El primero de ellos es lento pero muy necesario: España presenta desde la desindustrialización de los años 80 un déficit de nuevos sectores industriales competitivos que se basen en la industria tecnológica, científica y de bienes de equipo. Aunque el Gobierno carece de papel protagonista en la industria, muchas son las políticas públicas que pueden promoverse para incentivar este desarrollo. Un marco fiscal favorable para la implantación de nuevas industrias competitivas, programas públicos para la atracción de multinacionales de alto valor añadido como ya se desarrollan en algunas comunidades autónomas, abordar una reforma en profundidad del obsoleto espacio de educación superior español que ponga la Universidad en colaboración con la empresa, el desarrollo de infraestructuras de tipo logístico… Un proceso lento pero que, de forma continuada, dará resultados en pocos lustros.

La segunda cuestión a abordar es la vivienda. Y este punto sí resulta mucho más sencillo… si hay voluntad. El desarrollo de grandes bolsas de vivienda pública -tanto en alquiler como en propiedad- en las principales capitales de provincia de España es algo barato, viable y factible si se quiere desde los respectivos Gobiernos y partidos políticos. Y esto sí es un remedio definitivo para la emancipación de los jóvenes y para su desarrollo vital.

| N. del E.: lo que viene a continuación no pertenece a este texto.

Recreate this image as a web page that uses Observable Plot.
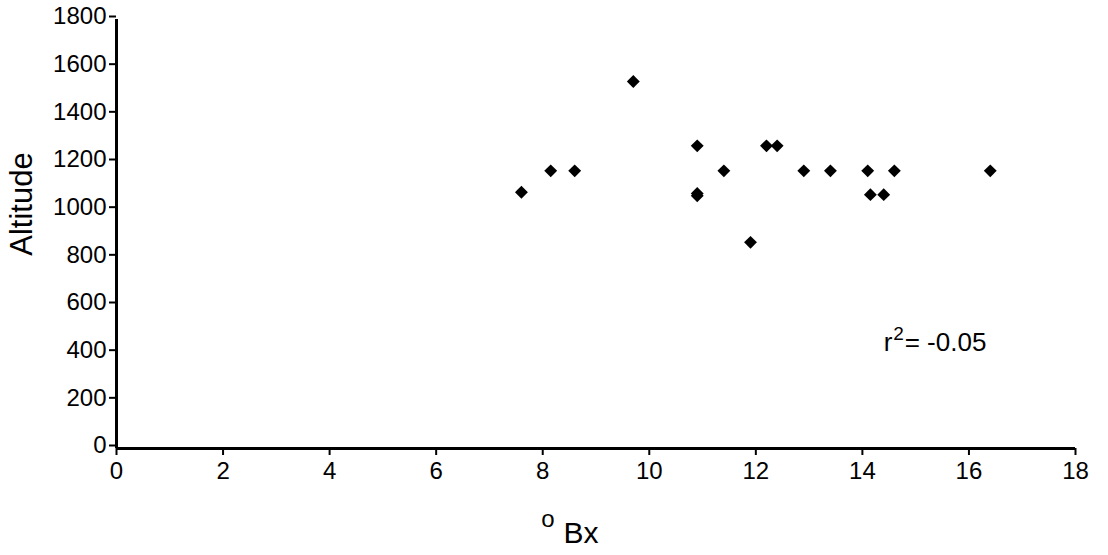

Si no, la situación seguirá encallada. Personalmente, me produce desolación cuando observo a muchas personas de mi generación señalar que su única opción laboral es pegarse años y años bajo el falso oficio de “opositor” intentando acceder a una plaza de funcionario que la mayoría de ellos no lograrán jamás. No es una buena opción, pero los jóvenes también son conscientes de que tener empleos precarios de por vida no es una opción. Un país donde el sector privado y productivo no despega y donde el Estado debe “subsidiarlo” y cubrirlo todo, es un país carente de innovación, progreso, iniciativa, libertad y, en el medio plazo, de calidad de vida. España, agosto de 2021. Nunca es tarde si la dicha es buena.